AIC: When describing the current state of affairs, one of the most repeated terms in the Kairos document is the word destruction. However, the document expresses a lot of hope for the future. Where is the source of this hope?

Kassis: Destruction is part of our reality. If you look around you, you see destruction everywhere; not only the physical presence of the people, but also their psychological and mental health. Destruction is an integral part of our reality today.

But, as you said, we also have hope. This hope is based on our faith, our Christian faith. Our hope is also based on the signs of hope you can see in the midst of all this destruction. Despite all the political and economical constrains, the Palestinian people are still steadfast on their land and refuse to leave. Palestinians continue to construct houses within their “ghettos” and send their children to universities. Another source of hope is the few voices that come from inside Israel and call on Israel to end the occupation. These are all sings of hope.

AIC: What positive role can Jews around the world play regarding the situation in Palestine?
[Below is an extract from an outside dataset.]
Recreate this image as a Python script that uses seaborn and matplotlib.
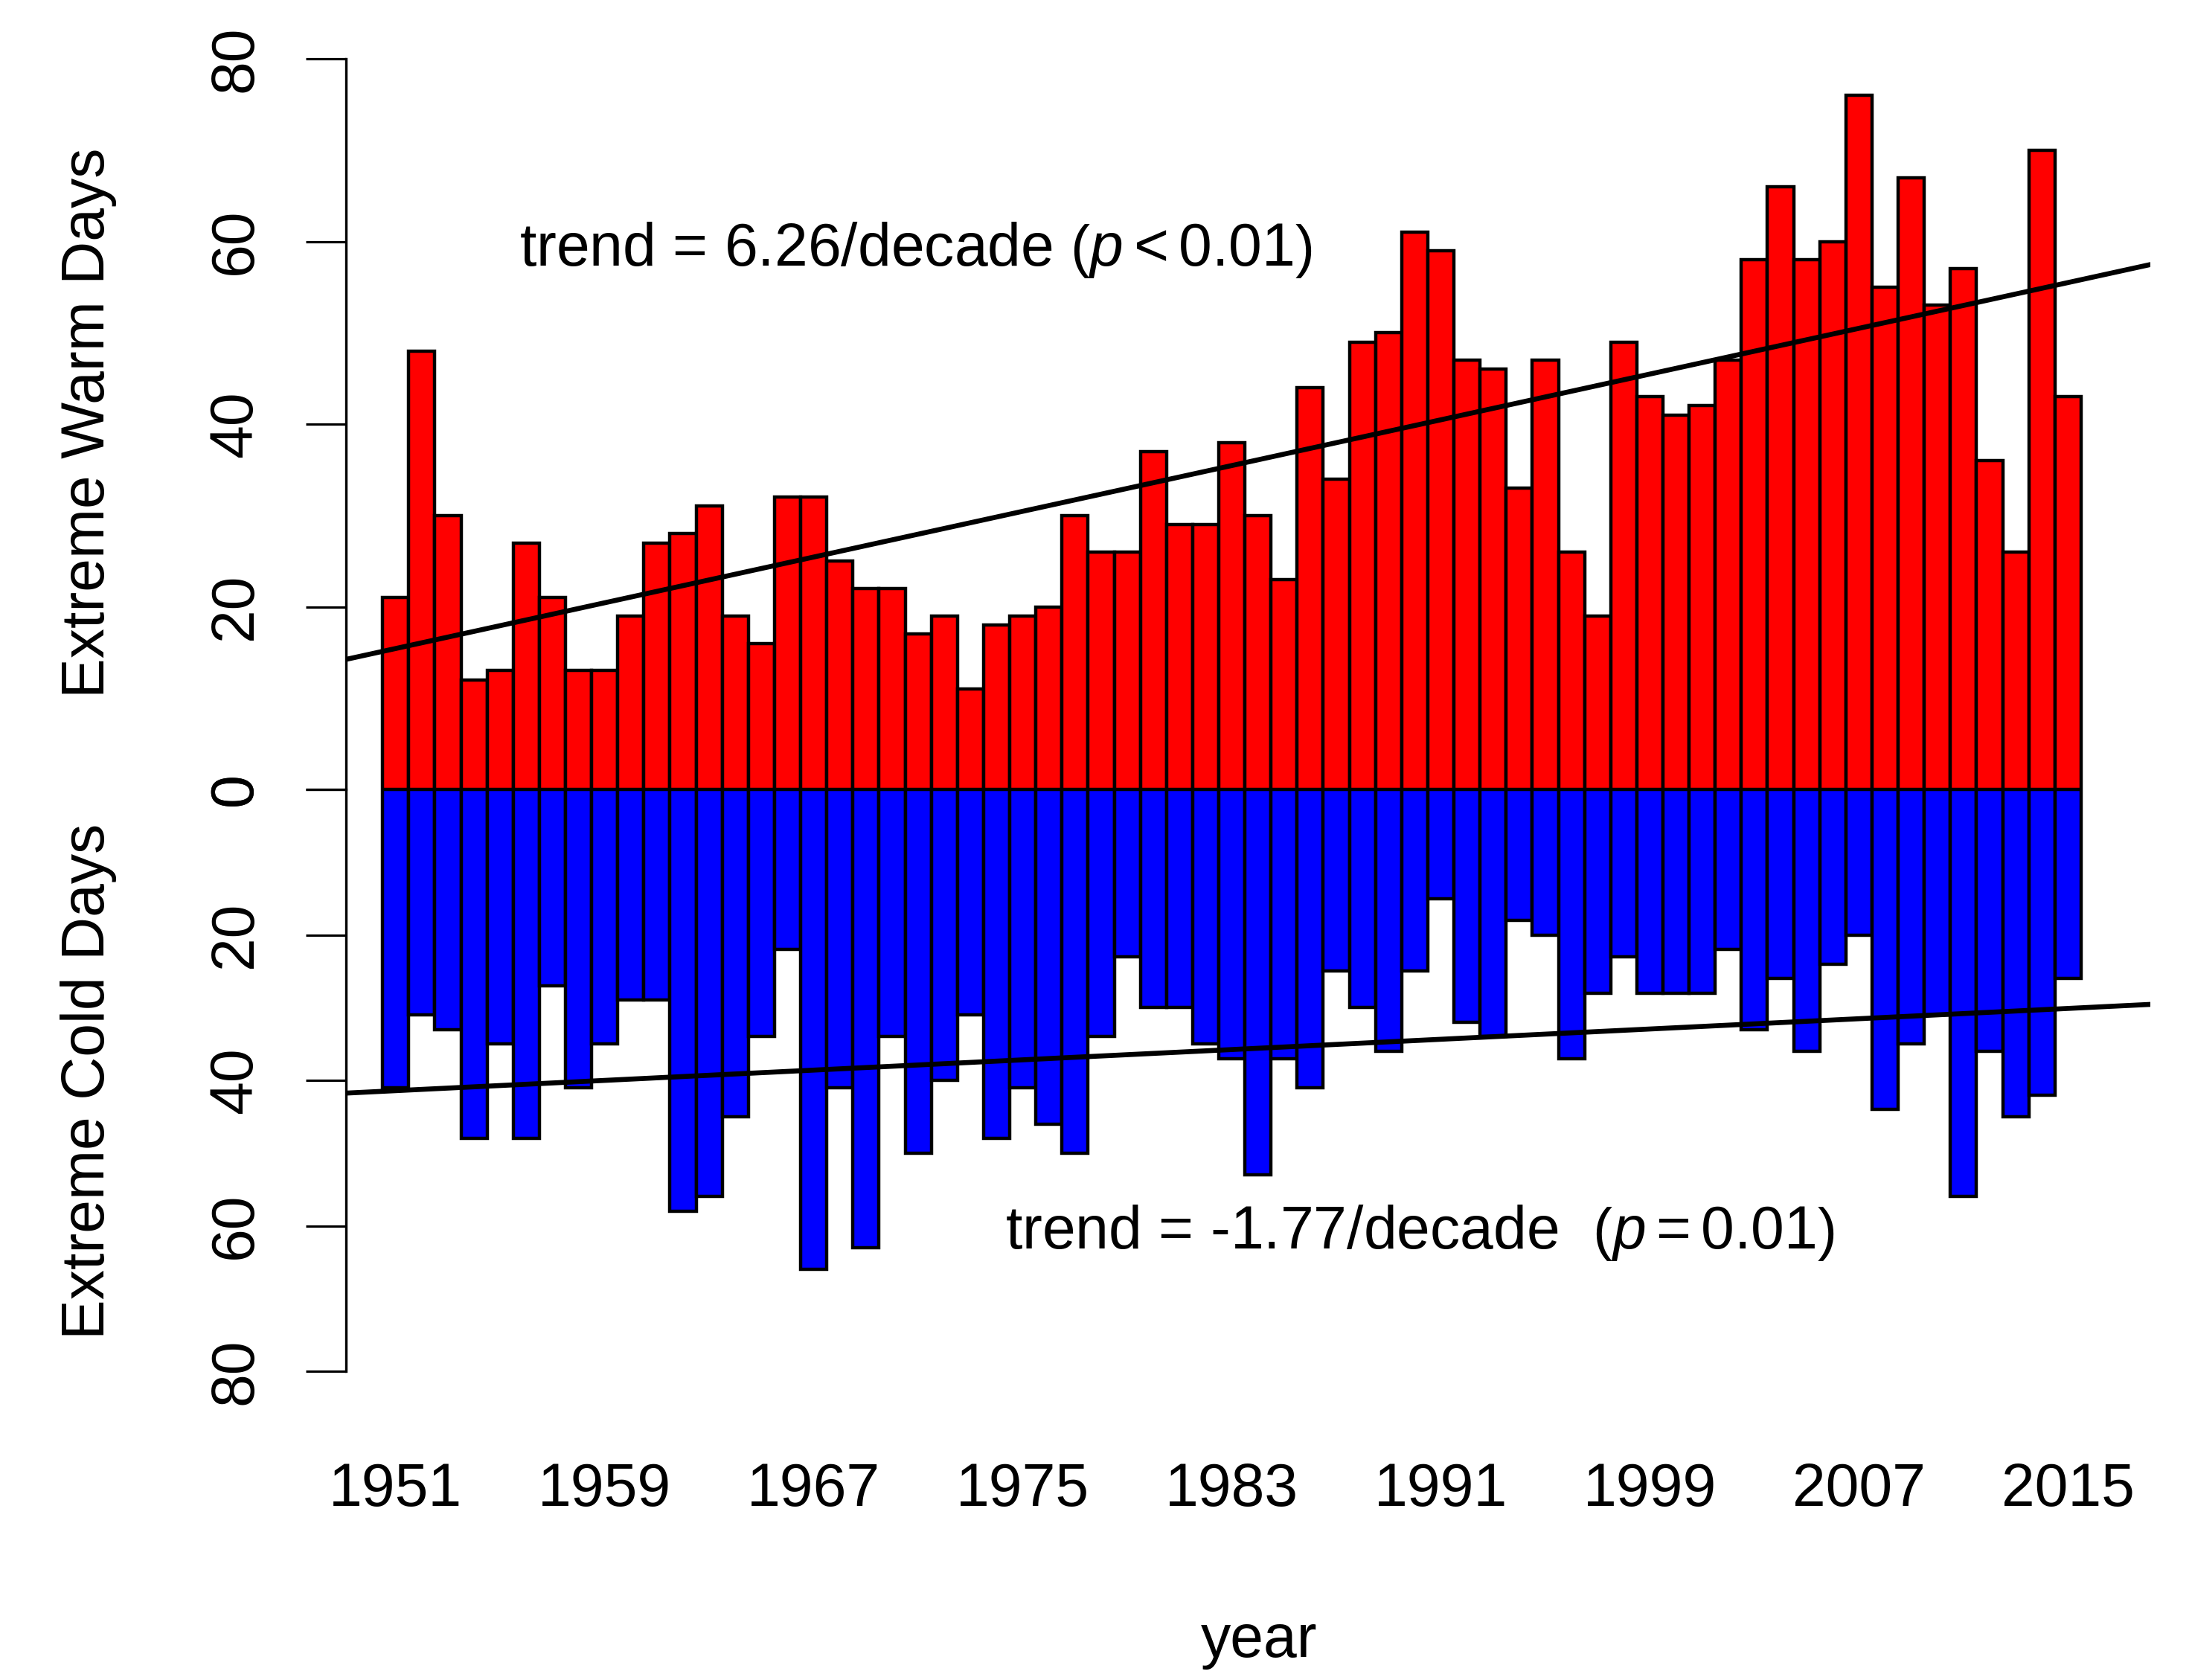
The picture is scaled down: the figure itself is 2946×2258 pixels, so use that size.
import numpy as np
import pandas as pd
import matplotlib
matplotlib.use("Agg")
import matplotlib.pyplot as plt
import seaborn as sns

# ---------------- data ----------------
years = list(range(1951, 2016))
warm_days = [21, 48, 30, 12, 13, 27, 21, 13, 13, 19,
             27, 28, 31, 19, 16, 32, 32, 25, 22, 22,
             17, 19, 11, 18, 19, 20, 30, 26, 26, 37,
             29, 29, 38, 30, 23, 44, 34, 49, 50, 61,
             59, 47, 46, 33, 47, 26, 19, 49, 43, 41,
             42, 47, 58, 66, 58, 60, 76, 55, 67, 53,
             57, 36, 26, 70, 43]
cold_days = [41, 31, 33, 48, 35, 48, 27, 41, 35, 29,
             29, 58, 56, 45, 34, 22, 66, 41, 63, 34,
             50, 40, 31, 48, 41, 46, 50, 34, 23, 30,
             30, 35, 37, 53, 37, 41, 25, 30, 36, 25,
             15, 32, 34, 18, 20, 37, 28, 23, 28, 28,
             28, 22, 33, 26, 36, 24, 20, 44, 35, 31,
             56, 36, 45, 42, 26]
year_ticks = [1951, 1959, 1967, 1975, 1983, 1991, 1999, 2007, 2015]
y_ticks = [0, 20, 40, 60, 80]
warm_label = "Extreme Warm Days"
cold_label = "Extreme Cold Days"
x_label = "year"
warm_trend_text = r"trend = 6.26/decade $\left(p < 0.01\right)$"
cold_trend_text = r"trend = -1.77/decade  $\left(p = 0.01\right)$"

# ---------------- style ----------------
sns.set_style("white")
plt.rcParams["font.family"] = ["Liberation Sans", "DejaVu Sans"]
plt.rcParams["mathtext.fontset"] = "custom"
plt.rcParams["mathtext.rm"] = "Liberation Sans"
plt.rcParams["mathtext.it"] = "Liberation Sans:italic"
plt.rcParams["mathtext.bf"] = "Liberation Sans:bold"
for key in ("text.color", "axes.labelcolor", "xtick.color", "ytick.color",
            "axes.edgecolor"):
    plt.rcParams[key] = "black"

FS = 58
W, H = 2946, 2258
fig = plt.figure(figsize=(W / 100, H / 100), dpi=100)
L, R = 465 / W, 2890 / W
ax_w = fig.add_axes([L, 1 - 1061 / H, R - L, (1061 - 79) / H])
ax_c = fig.add_axes([L, 1 - 1843 / H, R - L, (1843 - 1061) / H])

df = pd.DataFrame({"year": years, "warm": warm_days, "cold": cold_days})
xlim = (1949.1, 2018.15)

sns.barplot(data=df, x="year", y="warm", native_scale=True, width=1.0,
            color="#FF0000", saturation=1, edgecolor="black", linewidth=3.2,
            errorbar=None, ax=ax_w)
sns.barplot(data=df, x="year", y="cold", native_scale=True, width=1.0,
            color="#0000FF", saturation=1, edgecolor="black", linewidth=3.2,
            errorbar=None, ax=ax_c)

# trend lines from linear fits
xs = np.array(xlim)
for ax, col in ((ax_w, "warm"), (ax_c, "cold")):
    k, b = np.polyfit(df["year"], df[col], 1)
    ax.plot(xs, k * xs + b, color="black", lw=4.8, zorder=5)

for ax in (ax_w, ax_c):
    ax.set_xlim(*xlim)
    for s in ("top", "right", "bottom"):
        ax.spines[s].set_visible(False)
    ax.spines["left"].set_linewidth(2.4)
    ax.spines["left"].set_color("black")
    ax.set_yticks(y_ticks)
    ax.set_yticklabels([str(v) for v in y_ticks], rotation=90, va="center",
                       fontsize=FS, color="black")
    ax.tick_params(axis="y", length=39, width=2.3, pad=40, left=True,
                   color="black")
    ax.set_xlabel("")
    ax.set_ylabel("")
    ax.set_facecolor("none")

ax_w.set_ylim(0, 80)
ax_c.set_ylim(80, 0)
ax_w.set_xticks([])
ax_c.set_xticks(year_ticks)
ax_c.set_xticklabels([str(y) for y in year_ticks], fontsize=FS, color="black")
ax_c.tick_params(axis="x", length=0, pad=88)

ax_w.text(1970.9, 59.1, warm_trend_text, ha="center", va="center",
          fontsize=FS, color="black")
ax_c.text(1990.2, 61.0, cold_trend_text, ha="center", va="center",
          fontsize=FS, color="black")

fig.text(119 / W, 1 - 568 / H, warm_label, rotation=90, ha="center",
         va="center", fontsize=FS, color="black")
fig.text(119 / W, 1 - 1453 / H, cold_label, rotation=90, ha="center",
         va="center", fontsize=FS, color="black")
fig.text(1692 / W, 1 - 2206 / H, x_label, ha="center", va="center",
         fontsize=FS, color="black")

fig.savefig("out.png", dpi=100, facecolor="white")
Kassis: Jews can have an instrumental and essential role, for they are the ones who can tell the Israelis to stop committing crimes in their name. Israel claims that their policies are to provide a safe haven for the Jews all over the world; that Palestinians are needed to be persecuted the because Israel needs more lands in order to bring more Jews. In both direct and indirect ways, Israel is committing all its crimes in the name of Jews everywhere. Consequently, Jews everywhere can send a clear message to the Israelis and the Israeli government that their oppression of Palestinians can not be in their name.